Private Credit Defaults Decrease to 1.41% in Q3 from 1.64% in Q2

NEW YORK, October 24, 2023 – Proskauer, a leading international law firm, today released the results of its quarterly Private Credit Default Index (the “Index”) for senior-secured and unitranche loans. The Firm announced an overall default rate of 1.41% for the third quarter of 2023, a decrease for the second straight quarter. In Q2 and Q1, the overall default rates were 1.64% and 2.15%, respectively.

While the overall default rate decreased this quarter, the default rate for companies with greater than $50 million of EBITDA increased modestly to 1.2% from 0.8% in Q2. Similarly, for companies with EBITDA between $25-$49.9 million, the default rate increased from 1.6% to 2.5%. However, for smaller companies, defined as those with EBITDA under $25 million, the default rate decreased from 2.1% to 0.7%. Notably, the default rate for all EBITDA bands was below the default rate reported by Fitch Ratings for the second consecutive quarter.

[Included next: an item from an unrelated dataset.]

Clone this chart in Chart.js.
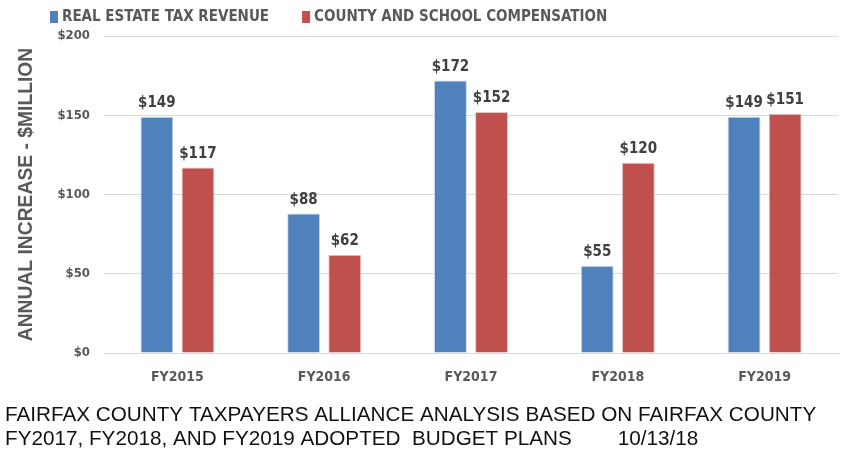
<!DOCTYPE html>
<html>
<head>
<meta charset="utf-8">
<script src="https://cdn.jsdelivr.net/npm/chart.js@4"></script>
<style>
  html, body { margin: 0; padding: 0; background: #fff; }
  #wrap { position: relative; width: 854px; height: 466px; }
</style>
</head>
<body>
<div id="wrap"><canvas id="chart"></canvas></div>
<script>
const years = ['FY2015', 'FY2016', 'FY2017', 'FY2018', 'FY2019']
const taxRevenue = [149, 88, 172, 55, 149]
const compensation = [117, 62, 152, 120, 151]
const yTicks = [0, 50, 100, 150, 200]

const narrow = "'Liberation Sans Narrow', 'DejaVu Sans Condensed', 'Roboto Condensed', sans-serif"
const grey = '#595959'

// value labels above each bar
const barLabels = {
    id: 'barLabels',
    afterDatasetsDraw(chart) {
        const ctx = chart.ctx
        ctx.save()
        ctx.font = 'bold 15px ' + narrow
        ctx.fillStyle = '#404040'
        ctx.textAlign = 'center'
        ctx.textBaseline = 'bottom'
        chart.data.datasets.forEach((ds, i) => {
            chart.getDatasetMeta(i).data.forEach((bar, j) => {
                ctx.fillText('$' + ds.data[j], bar.x, bar.y - 6)
            })
        })
        ctx.restore()
    }
}

// legend drawn by hand so it can sit left of centre like the original
const topLegend = {
    id: 'topLegend',
    afterDraw(chart) {
        const ctx = chart.ctx
        ctx.save()
        ctx.font = 'bold 15px ' + narrow
        ctx.textBaseline = 'middle'
        let x = 50
        chart.data.datasets.forEach(ds => {
            ctx.fillStyle = ds.backgroundColor
            ctx.fillRect(x, 11, 8, 12)
            ctx.fillStyle = grey
            ctx.fillText(ds.label, x + 12, 17)
            x += 12 + ctx.measureText(ds.label).width + 33
        })
        ctx.restore()
    }
}

const ctx = document.getElementById('chart').getContext('2d')
const chart = new Chart(ctx, {
    type: 'bar',
    data: {
        labels: years,
        datasets: [{
            label: 'REAL ESTATE TAX REVENUE',
            data: taxRevenue,
            backgroundColor: '#4F81BD',
            borderColor: '#c6d6ea',
            borderWidth: 1
        }, {
            label: 'COUNTY AND SCHOOL COMPENSATION',
            data: compensation,
            backgroundColor: '#C0504D',
            borderColor: '#e8c3c2',
            borderWidth: 1
        }]
    },
    options: {
        responsive: true,
        maintainAspectRatio: false,
        animation: false,
        categoryPercentage: 0.56,
        barPercentage: 0.8,
        layout: { padding: { top: 36, right: 16, left: 5, bottom: 0 } },
        plugins: {
            legend: { display: false },
            tooltip: { enabled: false },
            title: {
                display: true,
                position: 'bottom',
                align: 'start',
                text: ['FAIRFAX COUNTY TAXPAYERS ALLIANCE ANALYSIS BASED ON FAIRFAX COUNTY',
                       'FY2017, FY2018, AND FY2019 ADOPTED  BUDGET PLANS        10/13/18'],
                color: '#111',
                font: { family: "'Liberation Sans', Arial, sans-serif", size: 20.7, weight: 'normal', lineHeight: 1.17 },
                padding: { top: 6, bottom: 14.5 }
            }
        },
        scales: {
            x: {
                grid: { display: false, drawTicks: false },
                border: { color: '#d9d9d9' },
                ticks: { color: grey, padding: 16, font: { family: narrow, size: 14, weight: 'bold' } },
                afterFit(scale) { scale.height = 44 }
            },
            y: {
                min: 0,
                max: 200,
                afterBuildTicks(scale) { scale.ticks = yTicks.map(v => ({ value: v })) },
                grid: { color: '#d9d9d9', drawTicks: false },
                border: { display: false },
                ticks: {
                    color: grey,
                    padding: 14,
                    font: { family: narrow, size: 13, weight: 'bold' },
                    callback: v => '$' + v
                },
                title: {
                    display: true,
                    text: 'ANNUAL INCREASE - $MILLION',
                    color: grey,
                    font: { family: "'Liberation Sans', Arial, sans-serif", size: 19.3, weight: 'bold' },
                    padding: { top: 10, bottom: 0 }
                },
                afterFit(scale) { scale.width = 99 }
            }
        }
    },
    plugins: [barLabels, topLegend]
})
</script>
</body>
</html>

“In the face of tremendous economic and geopolitical headwinds, private credit remains resilient. With almost 1,000 private credit loans in the Index, this conclusion is inescapable,” said Stephen A. Boyko, partner in Proskauer’s Private Credit Group.

Proskauer’s Q3 2023 Private Credit Default Index includes 990 active loans, representing $146.7 billion in original principal amount.

The Firm’s Private Credit Default Index tracks senior-secured and unitranche loans in the United States and breaks down default rates by EBIDTA and industry as well as default type (payment, bankruptcy, financial covenant, other material default, etc.). The full report, available only to the Firm’s direct lending clients, also contains a comparison to the default rates published by the rating agencies, historical trends by industry and EBITDA bands, defaults by default type, defaults in cov-lite loans and defaults by year of origination.


Our Index is based on U.S. dollar denominated senior secured and unitranche loans. Default rates are calculated on the last day of the quarter by dividing the number of defaulted loans by the aggregate number of loans in the Index.

While there are varying conventions of what is considered a default for purposes of calculating a default rate, the Index includes loans that have a payment, financial covenant or bankruptcy default, loans that are otherwise in default if the default is expected to continue for more than 30 days (excludes immaterial defaults) and loans that were amended in anticipation of a default. A default is assumed to take place on the earliest of:

  • The date a debt payment was missed
  • The date a distressed restructuring occurs
  • The date the borrower filed for, or was forced into, bankruptcy
  • The date a financial covenant default occurs
  • The date that a default occurs if that default is expected to continue for more than 30 days (excludes immaterial defaults)
  • The date the loan is modified in anticipation of a default

For the purposes of this study, if a borrower re-emerges from bankruptcy, or otherwise restructures its defaulted debt and, reestablishes regular, timely payment of all its debts, we reclassify the borrower as a non-defaulted borrower, as of the date of emergence or restructure.